The facts in Standard Bank of South Africa (“Std”) v Echo Petroleum CC (“Echo”) 2012 (5) SA 283 (SCA) were:

  • Echo carried on business as a wholesale supplier of fuel, in particular of Sasol products;
  • Sasol allowed only authorised contractors to purchase fuel directly from it. Echo was not so authorised and was therefore obliged to purchase fuel from Sky Petroleum (“Sky”), an authorised contractor;
  • Echo regularly deposited money into Sky’s bank account, the ‘602 account’, which Sky held with the appellant bank. It was intended that Sky would use the money to purchase fuel from Sasol. Sky also held a second bank account, the ‘253 account’, in terms of which it had an overdraft facility. Sky ran into financial difficulties and failed to repay its overdraft on the 253 account;
  • on 1 October 2008 Echo ordered from Sky fuel to the value of R 710 000 and transferred the money into the 602 account. Shortly after the amount was deposited, Std stopped Sky’s access to the 602 account and Std transferred the amount deposited by Echo to Sky’s 253 account in order to offset the debt resulting from the unpaid overdraft;
  • Echo claimed the amount from Std, alleging the money deposited into the 602 account was never meant to become the property of Sky (or Std). Rather, the account was meant to be a conduit for Sky to pay Sasol for fuel Sky bought on behalf of Echo.

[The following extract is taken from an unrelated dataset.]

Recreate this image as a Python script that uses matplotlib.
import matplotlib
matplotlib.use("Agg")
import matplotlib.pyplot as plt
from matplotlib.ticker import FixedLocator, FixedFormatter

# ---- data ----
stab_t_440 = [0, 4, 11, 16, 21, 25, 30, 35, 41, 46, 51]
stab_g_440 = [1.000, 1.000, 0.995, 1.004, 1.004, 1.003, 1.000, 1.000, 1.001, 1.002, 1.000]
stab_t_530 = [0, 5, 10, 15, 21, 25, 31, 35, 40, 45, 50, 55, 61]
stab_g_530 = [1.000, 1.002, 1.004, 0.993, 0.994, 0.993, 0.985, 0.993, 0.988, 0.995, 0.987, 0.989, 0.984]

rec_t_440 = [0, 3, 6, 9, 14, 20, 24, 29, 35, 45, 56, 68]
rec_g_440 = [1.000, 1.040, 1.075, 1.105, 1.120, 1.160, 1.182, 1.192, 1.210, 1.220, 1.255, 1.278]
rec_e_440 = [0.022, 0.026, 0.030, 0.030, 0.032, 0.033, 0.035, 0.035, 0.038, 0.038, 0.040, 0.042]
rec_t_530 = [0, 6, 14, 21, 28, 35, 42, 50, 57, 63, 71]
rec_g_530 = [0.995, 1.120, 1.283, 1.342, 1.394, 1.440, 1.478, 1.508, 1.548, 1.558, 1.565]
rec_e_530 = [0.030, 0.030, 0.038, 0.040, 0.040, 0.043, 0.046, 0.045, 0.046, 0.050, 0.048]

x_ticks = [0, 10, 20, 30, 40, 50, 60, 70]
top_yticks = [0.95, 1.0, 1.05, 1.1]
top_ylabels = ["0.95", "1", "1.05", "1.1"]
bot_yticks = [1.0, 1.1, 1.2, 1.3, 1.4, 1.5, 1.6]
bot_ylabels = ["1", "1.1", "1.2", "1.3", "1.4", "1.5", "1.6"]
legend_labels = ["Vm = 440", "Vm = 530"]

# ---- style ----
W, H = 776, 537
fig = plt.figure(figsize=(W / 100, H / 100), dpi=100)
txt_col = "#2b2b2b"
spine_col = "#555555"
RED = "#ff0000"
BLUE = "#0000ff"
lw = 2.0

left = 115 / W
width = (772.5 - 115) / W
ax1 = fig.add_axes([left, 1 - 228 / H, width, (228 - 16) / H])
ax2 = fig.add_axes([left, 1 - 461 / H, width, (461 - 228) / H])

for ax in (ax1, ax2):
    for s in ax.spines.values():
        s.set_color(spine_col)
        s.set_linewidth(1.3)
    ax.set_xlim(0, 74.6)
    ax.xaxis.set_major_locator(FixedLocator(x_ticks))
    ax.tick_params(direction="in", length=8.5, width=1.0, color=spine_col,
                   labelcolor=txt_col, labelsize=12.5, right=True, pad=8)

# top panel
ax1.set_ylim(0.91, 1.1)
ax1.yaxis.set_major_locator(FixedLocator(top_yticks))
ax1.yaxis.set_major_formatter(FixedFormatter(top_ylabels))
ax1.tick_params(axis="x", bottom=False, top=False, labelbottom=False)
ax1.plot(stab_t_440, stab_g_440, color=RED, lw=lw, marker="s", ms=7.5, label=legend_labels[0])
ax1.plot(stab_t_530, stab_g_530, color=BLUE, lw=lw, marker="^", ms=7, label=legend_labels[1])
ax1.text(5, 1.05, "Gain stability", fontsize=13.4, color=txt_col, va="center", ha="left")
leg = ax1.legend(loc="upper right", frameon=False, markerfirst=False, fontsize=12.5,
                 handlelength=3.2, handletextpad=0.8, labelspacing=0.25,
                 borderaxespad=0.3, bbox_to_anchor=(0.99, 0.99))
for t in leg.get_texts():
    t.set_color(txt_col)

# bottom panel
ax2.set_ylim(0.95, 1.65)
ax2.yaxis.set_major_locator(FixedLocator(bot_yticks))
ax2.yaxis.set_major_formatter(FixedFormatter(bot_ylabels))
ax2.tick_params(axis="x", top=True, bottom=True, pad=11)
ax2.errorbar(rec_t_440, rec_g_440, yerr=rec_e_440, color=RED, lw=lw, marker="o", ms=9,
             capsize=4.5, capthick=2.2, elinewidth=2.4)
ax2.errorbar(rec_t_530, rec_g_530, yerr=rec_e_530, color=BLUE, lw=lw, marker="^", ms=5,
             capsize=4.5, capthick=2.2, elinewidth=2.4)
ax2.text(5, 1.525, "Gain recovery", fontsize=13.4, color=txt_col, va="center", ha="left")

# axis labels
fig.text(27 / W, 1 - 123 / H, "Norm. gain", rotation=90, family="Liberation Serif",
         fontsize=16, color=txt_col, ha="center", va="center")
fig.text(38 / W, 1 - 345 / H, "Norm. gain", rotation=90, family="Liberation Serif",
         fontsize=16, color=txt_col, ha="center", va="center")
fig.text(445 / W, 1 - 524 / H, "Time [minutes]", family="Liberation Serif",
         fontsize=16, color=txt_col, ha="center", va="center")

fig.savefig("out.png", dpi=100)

The court a quo held that Std knew or should have known that the deposits Echo had made into Sky’s 602 account were intended for Sky to purchase fuel on behalf of Echo. The money in Sky’s 602 account was thus never meant for the credit of Sky. It ordered Std to pay Echo R 710 000 plus interest.

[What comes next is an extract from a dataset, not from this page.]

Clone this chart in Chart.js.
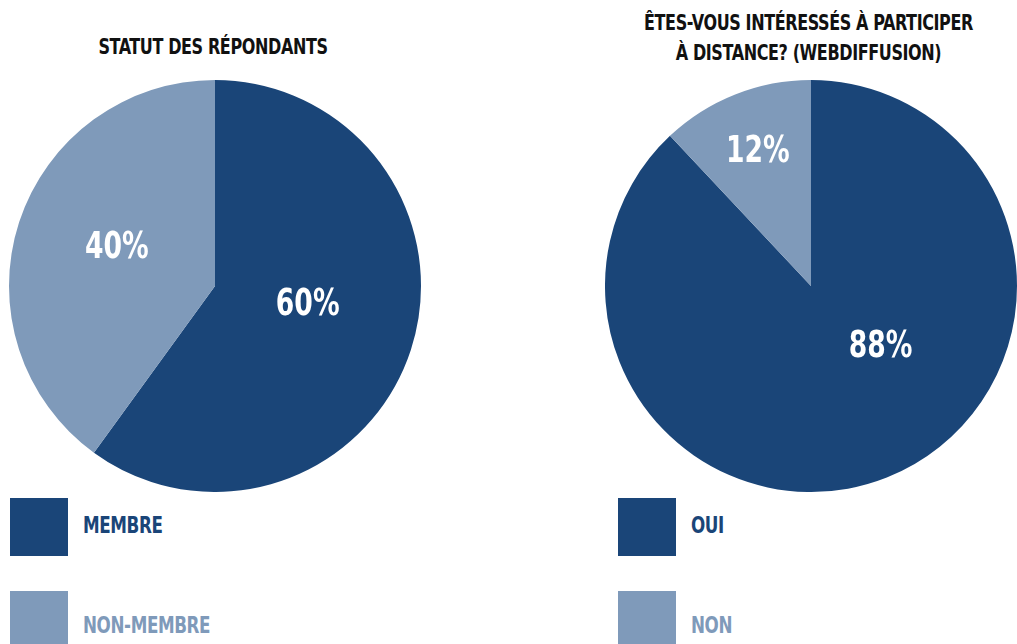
<!DOCTYPE html>
<html>
<head>
<meta charset="utf-8">
<script src="https://cdn.jsdelivr.net/npm/chart.js@4/dist/chart.umd.min.js"></script>
<style>
  html, body { margin: 0; padding: 0; background: #fff; }
  body { width: 1017px; height: 644px; position: relative; overflow: hidden;
         font-family: "DejaVu Sans Condensed", "DejaVu Sans", sans-serif; font-weight: bold; }
  .pie { position: absolute; top: 80px; width: 412px; height: 412px; }
  .title { position: absolute; text-align: center; color: #111; font-size: 22px; line-height: 30px;
           letter-spacing: -0.5px; transform: scaleX(0.81); transform-origin: center top; }
  .sw { position: absolute; width: 58px; height: 58px; }
  .lab { position: absolute; font-size: 23px; line-height: 26px; letter-spacing: -0.5px;
         transform: scaleX(0.81); transform-origin: left top; }
</style>
</head>
<body>
<div class="title" style="left:0; width:426px; top:32px;" id="title1"></div>
<div class="title" style="left:600px; width:417px; top:8px;" id="title2"></div>
<div class="pie" style="left:9px;"><canvas id="pie1" width="412" height="412"></canvas></div>
<div class="pie" style="left:605px;"><canvas id="pie2" width="412" height="412"></canvas></div>
<div id="legend1"></div>
<div id="legend2"></div>
<script>
// Chart data
const TITLE_1 = ['STATUT DES RÉPONDANTS'];
const LABELS_1 = ['MEMBRE', 'NON-MEMBRE'];
const VALUES_1 = [60, 40];

const TITLE_2 = ['ÊTES-VOUS INTÉRESSÉS À PARTICIPER', 'À DISTANCE? (WEBDIFFUSION)'];
const LABELS_2 = ['OUI', 'NON'];
const VALUES_2 = [88, 12];

// Colors
const COLORS = ['#1a4578', '#7f9aba'];

// Where the percent text sits inside each slice:
// fraction of the radius, and a turn (degrees) away from the slice middle
const LABEL_POS_1 = { radius: [0.46, 0.51], shift: [-6, 3] };
const LABEL_POS_2 = { radius: [0.45, 0.70], shift: [-27, 0] };

/**
 * Draw the percentage text inside each slice
 */
const sliceLabels = {
    id: 'sliceLabels',
    afterDatasetsDraw(chart, args, opts) {
        const ctx = chart.ctx;
        const data = chart.data.datasets[0].data;
        const total = data.reduce((a, b) => a + b, 0);
        ctx.save();
        ctx.font = 'bold 37px "DejaVu Sans Condensed", "DejaVu Sans", sans-serif';
        ctx.fillStyle = '#fff';
        ctx.textAlign = 'center';
        ctx.textBaseline = 'middle';
        chart.getDatasetMeta(0).data.forEach((arc, i) => {
            const p = arc.getProps(['x', 'y', 'startAngle', 'endAngle', 'outerRadius'], true);
            const mid = (p.startAngle + p.endAngle) / 2 + opts.shift[i] * Math.PI / 180;
            const r = p.outerRadius * opts.radius[i];
            const pct = Math.round(data[i] / total * 100) + '%';
            ctx.save();
            ctx.translate(p.x + Math.cos(mid) * r, p.y + Math.sin(mid) * r);
            ctx.scale(0.8, 1);
            ctx.fillText(pct, 0, 0);
            ctx.restore();
        });
        ctx.restore();
    }
};

function createPie(canvasId, labels, values, labelPos) {
    const ctx = document.getElementById(canvasId).getContext('2d');
    return new Chart(ctx, {
        type: 'pie',
        data: {
            labels: labels,
            datasets: [{
                data: values,
                backgroundColor: COLORS,
                borderWidth: 0
            }]
        },
        options: {
            responsive: false,
            animation: false,
            layout: { padding: 0 },
            plugins: {
                legend: { display: false },
                tooltip: { enabled: false },
                sliceLabels: labelPos
            }
        },
        plugins: [sliceLabels]
    });
}

function buildLegend(containerId, labels, left) {
    const box = document.getElementById(containerId);
    labels.forEach((label, i) => {
        const top = 498 + i * 93;
        const sw = document.createElement('div');
        sw.className = 'sw';
        sw.style.left = left + 'px';
        sw.style.top = top + 'px';
        sw.style.background = COLORS[i];
        box.appendChild(sw);
        const t = document.createElement('div');
        t.className = 'lab';
        t.style.left = (left + 73) + 'px';
        t.style.top = (top + 14 + i * 7) + 'px';
        t.style.color = COLORS[i];
        t.textContent = label;
        box.appendChild(t);
    });
}

document.getElementById('title1').innerHTML = TITLE_1.join('<br>');
document.getElementById('title2').innerHTML = TITLE_2.join('<br>');

createPie('pie1', LABELS_1, VALUES_1, LABEL_POS_1);
createPie('pie2', LABELS_2, VALUES_2, LABEL_POS_2);
buildLegend('legend1', LABELS_1, 10);
buildLegend('legend2', LABELS_2, 618);
</script>
</body>
</html>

On appeal, the SCA held that:

  • the true basis of the relationship between Echo and Sky was that of a contract of sale. Pursuant to its contractual obligation towards Sky, Echo transferred the purchase price for the fuel (R 710 000) to Sky’s 602 account;
  • as soon as the deposited amount was credited to its name, Sky became entitled to use the funds. Sky was therefore entitled to the benefit of the credit. When Sky was unable to procure delivery of the fuel, Echo obtained a claim against Sky for breach of contract. However, Echo’s claim did not include a vindicatory right to the contractual consideration that Echo had paid into Sky’s account;
  • Echo had not proved Std had knowledge of the modus operandi of Sky’s business with Echo and even if Std had been informed of the modus operandi, it [Std] was not bound to subordinate its interests to those of Sky in the absence of an agreement between them.